◆ SUPPLIED RECORDS:

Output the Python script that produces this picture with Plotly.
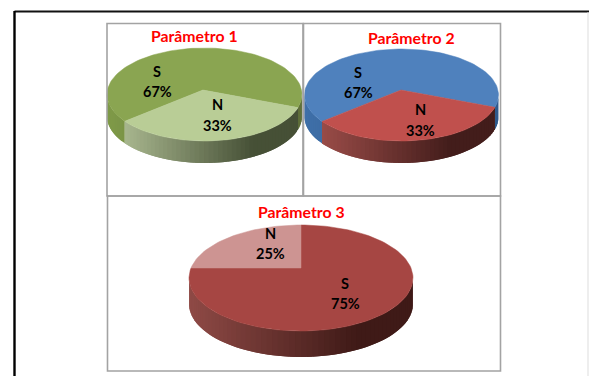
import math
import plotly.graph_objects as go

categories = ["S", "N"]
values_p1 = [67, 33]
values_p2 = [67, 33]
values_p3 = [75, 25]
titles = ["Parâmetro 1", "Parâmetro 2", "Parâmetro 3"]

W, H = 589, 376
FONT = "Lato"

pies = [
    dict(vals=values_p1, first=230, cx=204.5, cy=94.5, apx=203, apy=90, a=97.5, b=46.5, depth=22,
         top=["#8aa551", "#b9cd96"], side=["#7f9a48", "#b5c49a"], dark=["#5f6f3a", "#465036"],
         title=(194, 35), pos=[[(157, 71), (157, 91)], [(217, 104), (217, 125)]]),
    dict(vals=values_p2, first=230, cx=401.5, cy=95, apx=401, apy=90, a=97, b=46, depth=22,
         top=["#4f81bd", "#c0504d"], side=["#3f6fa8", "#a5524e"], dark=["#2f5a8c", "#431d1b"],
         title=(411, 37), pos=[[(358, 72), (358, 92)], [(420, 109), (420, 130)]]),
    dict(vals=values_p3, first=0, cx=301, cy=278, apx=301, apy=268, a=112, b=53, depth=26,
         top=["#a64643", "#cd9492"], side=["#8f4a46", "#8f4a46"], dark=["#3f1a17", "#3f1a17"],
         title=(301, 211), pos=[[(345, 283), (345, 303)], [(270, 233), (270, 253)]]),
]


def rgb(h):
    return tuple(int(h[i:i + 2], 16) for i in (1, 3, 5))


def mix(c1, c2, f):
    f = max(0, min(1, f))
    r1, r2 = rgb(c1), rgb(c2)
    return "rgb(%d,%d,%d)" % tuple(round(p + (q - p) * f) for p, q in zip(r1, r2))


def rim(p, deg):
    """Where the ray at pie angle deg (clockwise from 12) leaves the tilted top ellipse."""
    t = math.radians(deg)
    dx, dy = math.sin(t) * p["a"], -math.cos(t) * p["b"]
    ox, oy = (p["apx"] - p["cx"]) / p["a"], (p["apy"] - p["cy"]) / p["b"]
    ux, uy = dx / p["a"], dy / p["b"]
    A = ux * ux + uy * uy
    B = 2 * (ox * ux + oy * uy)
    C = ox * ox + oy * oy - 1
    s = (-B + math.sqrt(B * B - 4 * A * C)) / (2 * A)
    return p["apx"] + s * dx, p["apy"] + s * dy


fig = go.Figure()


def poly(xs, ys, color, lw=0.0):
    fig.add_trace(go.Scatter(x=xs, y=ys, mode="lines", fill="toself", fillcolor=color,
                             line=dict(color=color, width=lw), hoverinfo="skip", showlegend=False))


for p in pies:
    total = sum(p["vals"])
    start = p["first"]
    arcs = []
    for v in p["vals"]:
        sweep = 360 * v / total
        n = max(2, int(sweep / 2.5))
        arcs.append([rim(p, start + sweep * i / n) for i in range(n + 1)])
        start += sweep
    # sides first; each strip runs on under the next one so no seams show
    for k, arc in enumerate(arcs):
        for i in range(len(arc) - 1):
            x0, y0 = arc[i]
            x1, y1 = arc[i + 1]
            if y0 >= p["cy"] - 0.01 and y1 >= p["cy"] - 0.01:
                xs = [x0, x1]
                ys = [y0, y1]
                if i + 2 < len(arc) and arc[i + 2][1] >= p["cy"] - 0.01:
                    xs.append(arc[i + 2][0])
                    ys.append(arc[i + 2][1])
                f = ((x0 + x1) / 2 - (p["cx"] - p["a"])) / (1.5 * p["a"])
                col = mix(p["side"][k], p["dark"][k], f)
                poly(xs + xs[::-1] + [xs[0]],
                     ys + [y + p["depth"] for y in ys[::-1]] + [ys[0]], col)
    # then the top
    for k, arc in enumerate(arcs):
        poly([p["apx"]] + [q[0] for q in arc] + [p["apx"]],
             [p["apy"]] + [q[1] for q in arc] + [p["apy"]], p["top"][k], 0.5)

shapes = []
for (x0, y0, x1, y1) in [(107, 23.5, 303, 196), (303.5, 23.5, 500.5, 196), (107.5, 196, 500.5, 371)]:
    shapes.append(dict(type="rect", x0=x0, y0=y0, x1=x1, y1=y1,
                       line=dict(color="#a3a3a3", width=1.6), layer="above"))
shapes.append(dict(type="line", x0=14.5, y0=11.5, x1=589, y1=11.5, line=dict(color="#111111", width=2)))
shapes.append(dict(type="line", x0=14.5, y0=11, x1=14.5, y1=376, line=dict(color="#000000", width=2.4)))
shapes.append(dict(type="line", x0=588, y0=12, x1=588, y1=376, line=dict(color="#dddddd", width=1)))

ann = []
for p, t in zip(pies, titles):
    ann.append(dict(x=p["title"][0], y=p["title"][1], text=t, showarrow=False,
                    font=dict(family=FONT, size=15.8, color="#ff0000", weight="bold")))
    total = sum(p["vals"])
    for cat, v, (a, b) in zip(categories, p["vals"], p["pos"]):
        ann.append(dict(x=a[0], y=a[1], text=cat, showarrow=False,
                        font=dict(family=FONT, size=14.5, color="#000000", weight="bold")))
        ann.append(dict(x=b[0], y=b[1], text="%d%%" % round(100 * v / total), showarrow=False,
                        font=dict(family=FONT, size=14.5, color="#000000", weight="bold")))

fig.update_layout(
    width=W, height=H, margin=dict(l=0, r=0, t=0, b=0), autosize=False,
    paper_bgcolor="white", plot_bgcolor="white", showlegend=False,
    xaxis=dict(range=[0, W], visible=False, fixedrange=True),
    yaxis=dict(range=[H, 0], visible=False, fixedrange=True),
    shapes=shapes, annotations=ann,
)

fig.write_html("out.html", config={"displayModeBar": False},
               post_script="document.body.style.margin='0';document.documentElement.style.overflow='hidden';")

* * *

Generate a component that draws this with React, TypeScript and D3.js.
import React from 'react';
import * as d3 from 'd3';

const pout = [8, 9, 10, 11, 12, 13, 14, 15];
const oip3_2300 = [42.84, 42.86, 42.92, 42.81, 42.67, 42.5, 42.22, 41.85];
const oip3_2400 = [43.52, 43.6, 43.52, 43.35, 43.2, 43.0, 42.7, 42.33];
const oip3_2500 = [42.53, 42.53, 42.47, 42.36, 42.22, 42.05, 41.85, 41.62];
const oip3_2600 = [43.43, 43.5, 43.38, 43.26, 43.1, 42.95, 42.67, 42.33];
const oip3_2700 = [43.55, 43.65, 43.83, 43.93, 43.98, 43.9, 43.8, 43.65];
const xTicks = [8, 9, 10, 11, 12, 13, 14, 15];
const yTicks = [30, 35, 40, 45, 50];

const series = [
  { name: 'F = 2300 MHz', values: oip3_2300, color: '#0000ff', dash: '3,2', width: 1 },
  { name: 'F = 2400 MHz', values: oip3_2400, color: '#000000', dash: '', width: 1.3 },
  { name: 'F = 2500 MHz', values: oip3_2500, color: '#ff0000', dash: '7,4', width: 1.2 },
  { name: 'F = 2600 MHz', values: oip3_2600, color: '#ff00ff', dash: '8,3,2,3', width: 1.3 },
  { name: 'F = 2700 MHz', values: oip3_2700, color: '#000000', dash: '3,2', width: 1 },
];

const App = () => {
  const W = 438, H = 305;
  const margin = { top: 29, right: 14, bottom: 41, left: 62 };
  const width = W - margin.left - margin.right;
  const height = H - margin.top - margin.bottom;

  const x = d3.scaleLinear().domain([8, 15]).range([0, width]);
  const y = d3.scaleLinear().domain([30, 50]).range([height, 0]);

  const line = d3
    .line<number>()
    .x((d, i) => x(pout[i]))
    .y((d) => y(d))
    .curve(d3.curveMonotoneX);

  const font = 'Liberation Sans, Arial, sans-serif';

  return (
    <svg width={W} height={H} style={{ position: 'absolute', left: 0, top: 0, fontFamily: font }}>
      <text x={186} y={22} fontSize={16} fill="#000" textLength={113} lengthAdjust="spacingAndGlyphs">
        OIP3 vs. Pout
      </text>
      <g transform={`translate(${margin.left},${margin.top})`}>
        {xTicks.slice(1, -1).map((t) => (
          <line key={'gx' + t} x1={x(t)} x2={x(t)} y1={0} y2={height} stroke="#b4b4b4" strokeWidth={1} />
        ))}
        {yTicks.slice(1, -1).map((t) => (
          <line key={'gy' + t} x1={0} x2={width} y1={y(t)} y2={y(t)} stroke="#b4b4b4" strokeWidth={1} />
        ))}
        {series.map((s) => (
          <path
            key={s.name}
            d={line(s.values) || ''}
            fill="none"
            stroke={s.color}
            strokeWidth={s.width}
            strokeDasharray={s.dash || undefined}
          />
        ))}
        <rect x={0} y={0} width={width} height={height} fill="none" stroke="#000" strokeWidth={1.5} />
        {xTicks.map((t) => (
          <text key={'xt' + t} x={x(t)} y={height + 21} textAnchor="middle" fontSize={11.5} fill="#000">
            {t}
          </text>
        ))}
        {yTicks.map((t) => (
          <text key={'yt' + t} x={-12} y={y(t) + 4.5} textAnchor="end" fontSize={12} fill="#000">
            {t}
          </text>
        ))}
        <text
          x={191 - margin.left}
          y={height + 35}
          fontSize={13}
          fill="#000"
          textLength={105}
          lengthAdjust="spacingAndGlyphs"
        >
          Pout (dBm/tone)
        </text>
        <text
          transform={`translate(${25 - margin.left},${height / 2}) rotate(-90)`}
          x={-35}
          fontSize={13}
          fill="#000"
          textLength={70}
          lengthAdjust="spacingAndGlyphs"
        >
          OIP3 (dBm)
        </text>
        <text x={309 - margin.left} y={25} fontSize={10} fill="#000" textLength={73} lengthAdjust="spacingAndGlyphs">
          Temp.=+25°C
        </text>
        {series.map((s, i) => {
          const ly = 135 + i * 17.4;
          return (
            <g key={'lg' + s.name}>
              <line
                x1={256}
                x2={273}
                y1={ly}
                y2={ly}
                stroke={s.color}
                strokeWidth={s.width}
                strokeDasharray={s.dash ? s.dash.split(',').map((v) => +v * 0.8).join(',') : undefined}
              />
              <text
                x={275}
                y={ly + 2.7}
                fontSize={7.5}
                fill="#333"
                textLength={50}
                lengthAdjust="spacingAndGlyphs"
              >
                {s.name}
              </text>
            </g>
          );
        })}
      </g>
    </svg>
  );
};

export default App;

◆ WHAT YOU WILL DO: Above are records; say how many of their lines contain the word "with", giving only the number.

◆ ANSWER BELOW: 2